Since our last announcement, there has understandably been a lot of questions around the BIDL model. The model is getting close to completion but still requires scenario testing and a few more rounds of iteration. In the meantime we thought it best to share the details we do know about BIDL and the overall vision that led us here.
Over the last year we have seen exchange token designs evolve and some interesting use cases applied. A well designed token system can help overcome the chicken and egg problem that many exchanges face; how to attract buyers when there are no sellers, and how to attract sellers when there are no buyers? In other terms, how do we ignite liquidity and adoption of the platform?
Crypto exchanges are inherently prone to network effects. The value proposition of an exchange to a trader increases as its liquidity increases — highly liquid exchanges attract more users which in turn increases liquidity. The real challenge we are faced with as a young exchange is attracting traders when liquidity is low. The obvious solution is to throw in huge amounts of marketing money and hope something sticks. But there is no stronger form of marketing than financial incentivisation.
Hence we sought to create a token which would align network participants to work together toward a common goal — the growth of the network and the appreciation of the token.
We are proposing a world first Liquidity Incentive Model where early adopters can financially benefit proportionally to the value they add to the network.
Where do BID holders fit into this vision?
The BID holders are our earliest adopters and deserve to be rewarded as such. Whilst the specifics haven’t been determined we want to make sure that we reward not just the loyalty of BID holders, but incentivise our early holders to be our early users as well.
BIDL will be airdropped free to BID holders. The ratio is still to be determined.
What is BIDL?
Blockbid Liquidity Token (BIDL) rewards users who provide liquidity and trading activity on the platform. Whenever you trade on the Blockbid exchange and are charged transaction fees, you will automatically receive a certain percentage back in BIDL. This is nothing groundbreaking, as many current exchanges pay rebates to traders. There are also other models, such as trans fee mining, that encourage high volume trading. It’s important for us to clarify the difference between these two systems.
How is the Liquidity Incentive Model different to a trading rebate or trans-fee mining?
Trans-fee mining was a model popularised by FCoin and later Bitmax, whereby the user received their fees back as rebates in the exchange’s native token.
These models sought trade volume over liquidity, and whilst the volume was gigantic (up to $2bn/day), much of this volume was trading in and out of stable coins, or wash trading as a method of collecting the fee. Neither of these actions are very beneficial to other traders on the platform.
The liquidity incentive model rewards early exchange participants relative to the value they are bringing to the exchange.
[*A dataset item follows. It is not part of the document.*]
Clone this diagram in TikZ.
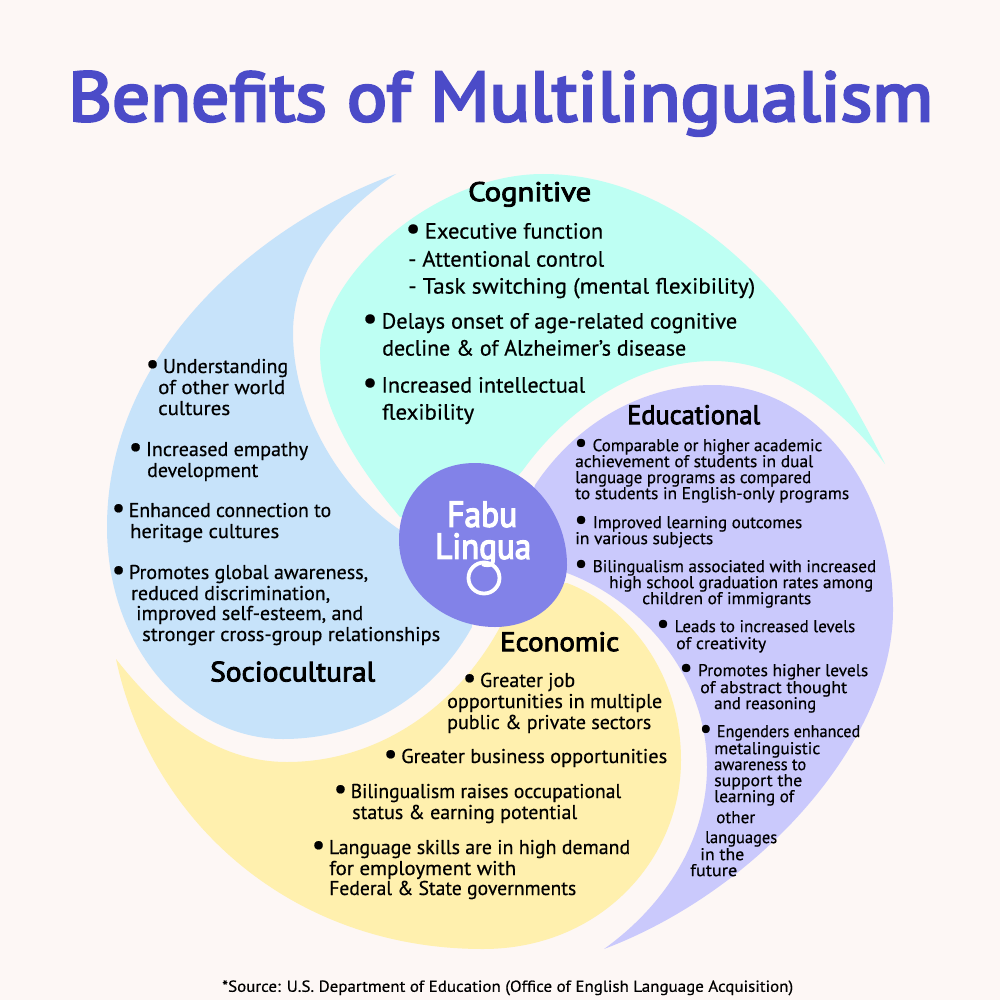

It is not a fee rebate like we’ve seen in Trans-fee mining, but rather a way to own a tokenised piece of the future network value that you help establish by providing early liquidity.
The real challenge is to align the reward proportionally to the value contribution of the early network participants.
This is achieved by:
- Incentivising market makers to provide liquidity in exchange for tokens which represent a claim on the future revenue of the platform
- Incentivising traders to move their trading activity to the platform in exchange for tokens which represent a claim on the future revenue of the platform
- Increasing or decreasing the token issuance rate to makers or takers as the requirement for liquidity changes
What makes the token appreciate?
The token value is directly tied to the success of the exchange and will be deflationary. To achieve this, we are proposing the following:
- Token issuance is capped and will stop at a predefined date
- A % of the trading fee revenue from the exchange will be used to do an on-market continuous buy back and burn of the token
As more trade volume is achieved, more fees are allocated to market buy backs, which places upwards pressure on the token price.
We will continue to build out the liquidity incentive model and create the smart contract required to distribute BIDL proportionally.
This is a huge step forward for Blockbid and we’re excited to welcome our community to the next phase of Blockbid’s evolution.
We will provide more information in the coming weeks as we progress.